Wednesday, September 3, 2008

Jerry Reed, 1937-2008

Jerry Reed succumbed to emphysema on Monday, while we were still on vacation, so our farewell is a little late. He was 71. Jerry was known not only as a country singer and musician, but more famously to the current generation as the actor that played antagonist Coach Red Beaulieu in Adam Sandler's The Waterboy. Reed's most popular role was his character/alter-ego The Snowman, in which he played in the Smokey and the Bandit trilogy. Cletus "The Snowman" Snow was the Bandit's (Burt Reynolds) partner in crime, as they bootlegged a big rig full of the then illegal Coors beer from Texarkana across the Mississippi River back to Atlanta in less than two days with the Bandit and a young and hot Sally Field running blocker in a suped-up Trans Am (they later hauled an elephant and who knows what else in the subsequent less than par sequels). Oh yeah, and they were being chased relentlessly of course, by Smokey, played by the meticulous Jackie Gleason, in one of his career defining roles. (If you haven't seen the original Smokey, do yourself a favor and Netflix it or however you get movies, get a 12-pack of Coors Original Banquet Beer and carve out two hours this weekend to reward yourself with some awesome brew and a more awesome movie.) Reed wrote and performed his most famous song, the theme song from Smokey "Eastbound and Down".

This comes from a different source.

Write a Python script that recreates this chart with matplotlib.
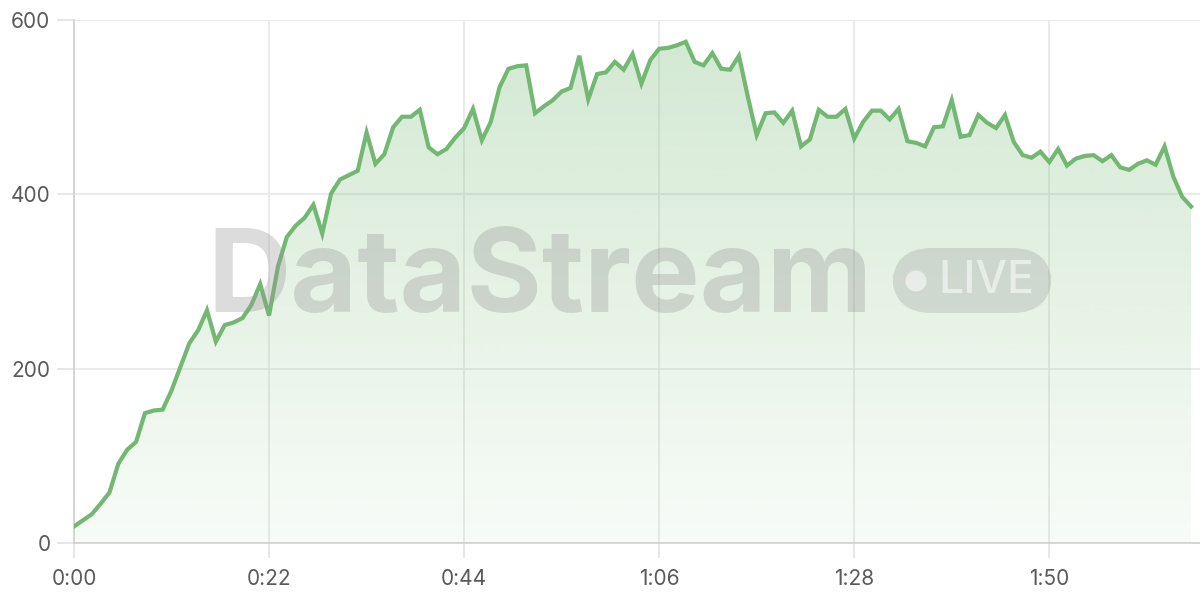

Anyways, Reed was well known as a studio musician and a songwriter within the business, penning songs for himself, and occasionally having them picked up and covered by others such as Elvis ("Guitar Man", "U.S. Male") and even modern acts like Primus ("Amos Moses"). Reed even played on some Elvis tunes. Reed combined his talents and moved into television and film in the 70s, and even appeared in an episode of The New Scooby Doo Movies.

As for Reed's impact on the entertainment industry and culture, the Atlanta native does not receive the credit that he so deserves as a musician with his chicken-scratch guitar pickin' licks, his sometimes serious, sometimes silly, sometimes novelty but most of the time tongue-in-cheek songs, his presence in both films and tv (both live action and animated) and his all around good natured, fun-filled life and persona. If you don't know about Jerry Reed, I'm glad I could "introduce ya to the boy".

Thanks Jerry- "keep that hammer down and give'em hell!"